§ **Aim of the task**
Extract, unchanged, each line of the listing below from its first line through the line that contains "import * as d3 from 'd3';", inclusive, and nothing else.

§ **Given material**
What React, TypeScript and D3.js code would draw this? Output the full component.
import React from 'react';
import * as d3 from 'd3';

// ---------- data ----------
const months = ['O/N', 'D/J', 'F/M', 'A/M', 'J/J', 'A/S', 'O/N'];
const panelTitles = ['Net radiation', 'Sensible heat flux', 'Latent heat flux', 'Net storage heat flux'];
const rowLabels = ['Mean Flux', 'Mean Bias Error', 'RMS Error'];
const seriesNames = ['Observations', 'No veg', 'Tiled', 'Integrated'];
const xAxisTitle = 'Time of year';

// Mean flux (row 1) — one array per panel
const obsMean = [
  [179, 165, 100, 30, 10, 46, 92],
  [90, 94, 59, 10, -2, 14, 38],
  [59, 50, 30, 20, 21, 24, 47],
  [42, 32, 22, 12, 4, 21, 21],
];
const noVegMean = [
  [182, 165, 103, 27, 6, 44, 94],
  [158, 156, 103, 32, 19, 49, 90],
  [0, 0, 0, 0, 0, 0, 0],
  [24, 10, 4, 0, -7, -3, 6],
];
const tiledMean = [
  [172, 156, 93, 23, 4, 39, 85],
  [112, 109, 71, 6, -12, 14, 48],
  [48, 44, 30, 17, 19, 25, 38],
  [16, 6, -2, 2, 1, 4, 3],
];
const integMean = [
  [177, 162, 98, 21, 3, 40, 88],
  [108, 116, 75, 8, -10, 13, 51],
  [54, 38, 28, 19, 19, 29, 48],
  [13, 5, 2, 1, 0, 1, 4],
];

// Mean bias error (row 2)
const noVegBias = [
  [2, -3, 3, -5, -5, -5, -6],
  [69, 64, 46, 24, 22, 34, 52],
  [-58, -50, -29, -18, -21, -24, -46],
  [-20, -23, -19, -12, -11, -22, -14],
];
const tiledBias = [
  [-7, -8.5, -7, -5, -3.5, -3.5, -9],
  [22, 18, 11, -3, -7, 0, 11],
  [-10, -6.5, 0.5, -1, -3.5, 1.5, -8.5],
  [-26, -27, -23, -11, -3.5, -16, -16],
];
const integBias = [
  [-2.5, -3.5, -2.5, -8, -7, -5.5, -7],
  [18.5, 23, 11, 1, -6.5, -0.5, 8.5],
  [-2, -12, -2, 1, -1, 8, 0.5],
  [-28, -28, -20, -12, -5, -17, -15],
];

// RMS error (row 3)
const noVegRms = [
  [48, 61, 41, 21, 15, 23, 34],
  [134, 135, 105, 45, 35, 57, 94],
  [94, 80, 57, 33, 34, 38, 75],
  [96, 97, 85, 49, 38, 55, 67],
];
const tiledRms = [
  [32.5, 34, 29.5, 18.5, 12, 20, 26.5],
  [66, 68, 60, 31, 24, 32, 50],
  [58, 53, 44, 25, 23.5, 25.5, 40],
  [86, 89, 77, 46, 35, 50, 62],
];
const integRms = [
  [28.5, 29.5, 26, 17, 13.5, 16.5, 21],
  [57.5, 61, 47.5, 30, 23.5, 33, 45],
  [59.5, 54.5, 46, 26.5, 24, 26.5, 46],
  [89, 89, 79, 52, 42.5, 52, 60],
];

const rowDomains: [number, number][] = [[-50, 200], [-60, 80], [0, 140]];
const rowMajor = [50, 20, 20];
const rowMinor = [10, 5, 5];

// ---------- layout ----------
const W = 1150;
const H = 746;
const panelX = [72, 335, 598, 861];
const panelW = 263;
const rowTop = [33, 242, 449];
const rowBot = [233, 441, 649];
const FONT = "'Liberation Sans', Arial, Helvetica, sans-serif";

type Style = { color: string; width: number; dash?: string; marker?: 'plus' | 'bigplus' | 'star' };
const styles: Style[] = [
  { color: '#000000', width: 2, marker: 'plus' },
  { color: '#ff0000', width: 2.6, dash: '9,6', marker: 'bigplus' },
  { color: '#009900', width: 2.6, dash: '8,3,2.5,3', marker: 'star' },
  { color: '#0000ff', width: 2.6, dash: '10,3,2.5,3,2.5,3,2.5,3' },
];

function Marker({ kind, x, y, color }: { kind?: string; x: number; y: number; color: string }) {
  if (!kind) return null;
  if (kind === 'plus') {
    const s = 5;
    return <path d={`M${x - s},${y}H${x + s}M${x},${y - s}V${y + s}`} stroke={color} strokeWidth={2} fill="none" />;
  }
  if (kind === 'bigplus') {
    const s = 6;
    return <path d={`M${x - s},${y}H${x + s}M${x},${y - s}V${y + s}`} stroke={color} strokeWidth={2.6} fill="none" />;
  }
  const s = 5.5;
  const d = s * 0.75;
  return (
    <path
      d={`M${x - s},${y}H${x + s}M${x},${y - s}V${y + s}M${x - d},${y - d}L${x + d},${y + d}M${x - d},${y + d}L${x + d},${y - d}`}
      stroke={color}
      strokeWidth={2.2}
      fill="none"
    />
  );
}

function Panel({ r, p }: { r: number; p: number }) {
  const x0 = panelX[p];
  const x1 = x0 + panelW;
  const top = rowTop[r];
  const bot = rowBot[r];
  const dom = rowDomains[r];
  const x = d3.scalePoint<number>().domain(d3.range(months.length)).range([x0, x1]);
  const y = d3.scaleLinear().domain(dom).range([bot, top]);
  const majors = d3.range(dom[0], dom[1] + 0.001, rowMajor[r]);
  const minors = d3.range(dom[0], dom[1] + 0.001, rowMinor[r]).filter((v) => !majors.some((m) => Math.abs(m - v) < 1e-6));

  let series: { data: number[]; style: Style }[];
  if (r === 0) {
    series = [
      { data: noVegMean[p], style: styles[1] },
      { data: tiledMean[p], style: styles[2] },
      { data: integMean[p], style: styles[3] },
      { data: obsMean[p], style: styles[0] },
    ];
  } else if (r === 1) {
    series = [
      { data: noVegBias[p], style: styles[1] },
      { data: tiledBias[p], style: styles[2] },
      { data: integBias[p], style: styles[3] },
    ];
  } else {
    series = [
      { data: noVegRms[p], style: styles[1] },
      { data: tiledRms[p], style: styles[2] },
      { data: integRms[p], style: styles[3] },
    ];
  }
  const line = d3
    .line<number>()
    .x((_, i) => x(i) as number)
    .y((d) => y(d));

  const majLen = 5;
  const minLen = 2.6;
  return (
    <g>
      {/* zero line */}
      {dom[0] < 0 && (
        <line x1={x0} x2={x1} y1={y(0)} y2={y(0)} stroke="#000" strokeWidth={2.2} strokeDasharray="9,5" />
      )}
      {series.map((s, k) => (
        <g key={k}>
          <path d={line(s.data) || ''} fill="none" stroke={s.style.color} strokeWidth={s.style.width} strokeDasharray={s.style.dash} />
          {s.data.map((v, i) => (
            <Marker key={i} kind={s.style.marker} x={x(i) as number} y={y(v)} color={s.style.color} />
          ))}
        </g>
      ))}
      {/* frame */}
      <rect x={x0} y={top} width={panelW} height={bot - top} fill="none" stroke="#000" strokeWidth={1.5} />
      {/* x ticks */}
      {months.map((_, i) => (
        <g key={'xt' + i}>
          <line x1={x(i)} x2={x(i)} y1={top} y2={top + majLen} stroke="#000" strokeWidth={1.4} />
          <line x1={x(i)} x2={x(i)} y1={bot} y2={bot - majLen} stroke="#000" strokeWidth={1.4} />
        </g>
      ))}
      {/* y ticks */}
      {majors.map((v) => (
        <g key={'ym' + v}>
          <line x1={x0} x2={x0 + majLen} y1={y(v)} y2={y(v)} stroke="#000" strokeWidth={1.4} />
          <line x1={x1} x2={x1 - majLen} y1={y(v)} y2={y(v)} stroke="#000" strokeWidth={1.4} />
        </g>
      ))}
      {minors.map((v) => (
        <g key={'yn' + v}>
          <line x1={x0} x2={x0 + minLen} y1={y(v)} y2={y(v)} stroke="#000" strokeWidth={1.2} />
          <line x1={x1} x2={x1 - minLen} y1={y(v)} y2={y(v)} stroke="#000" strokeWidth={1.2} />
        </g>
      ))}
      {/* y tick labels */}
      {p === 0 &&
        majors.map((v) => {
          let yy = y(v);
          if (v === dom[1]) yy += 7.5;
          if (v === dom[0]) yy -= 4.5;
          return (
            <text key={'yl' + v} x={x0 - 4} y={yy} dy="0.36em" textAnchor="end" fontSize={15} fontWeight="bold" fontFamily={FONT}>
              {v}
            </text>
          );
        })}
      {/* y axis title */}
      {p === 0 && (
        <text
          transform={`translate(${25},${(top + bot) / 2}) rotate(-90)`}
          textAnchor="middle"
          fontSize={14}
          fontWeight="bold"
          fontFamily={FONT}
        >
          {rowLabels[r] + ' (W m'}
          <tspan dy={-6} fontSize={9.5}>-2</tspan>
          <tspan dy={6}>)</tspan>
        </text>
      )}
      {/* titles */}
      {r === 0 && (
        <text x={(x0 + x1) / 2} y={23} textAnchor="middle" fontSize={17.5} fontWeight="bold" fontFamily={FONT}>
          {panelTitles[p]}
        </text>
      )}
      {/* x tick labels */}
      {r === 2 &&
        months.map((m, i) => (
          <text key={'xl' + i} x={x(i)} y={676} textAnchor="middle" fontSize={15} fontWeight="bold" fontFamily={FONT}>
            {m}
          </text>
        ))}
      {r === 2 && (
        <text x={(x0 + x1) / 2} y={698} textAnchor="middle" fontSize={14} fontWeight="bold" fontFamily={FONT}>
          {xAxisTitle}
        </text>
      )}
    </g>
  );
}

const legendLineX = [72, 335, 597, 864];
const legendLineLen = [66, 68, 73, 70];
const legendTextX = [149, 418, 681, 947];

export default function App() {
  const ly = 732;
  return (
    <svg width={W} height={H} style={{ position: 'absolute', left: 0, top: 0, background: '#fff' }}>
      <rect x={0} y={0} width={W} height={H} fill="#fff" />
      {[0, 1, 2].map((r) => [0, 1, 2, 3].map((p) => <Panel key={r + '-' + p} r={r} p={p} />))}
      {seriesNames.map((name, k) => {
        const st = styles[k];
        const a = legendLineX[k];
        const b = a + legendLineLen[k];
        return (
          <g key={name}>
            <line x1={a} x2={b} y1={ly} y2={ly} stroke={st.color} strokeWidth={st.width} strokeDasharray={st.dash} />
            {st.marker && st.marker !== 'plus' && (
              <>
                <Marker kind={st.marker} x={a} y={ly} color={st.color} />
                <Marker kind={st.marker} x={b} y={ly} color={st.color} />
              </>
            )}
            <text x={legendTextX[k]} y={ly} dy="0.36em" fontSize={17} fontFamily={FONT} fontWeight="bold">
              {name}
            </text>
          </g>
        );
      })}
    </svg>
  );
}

§ **Result below**
What React, TypeScript and D3.js code would draw this? Output the full component.
import React from 'react';
import * as d3 from 'd3';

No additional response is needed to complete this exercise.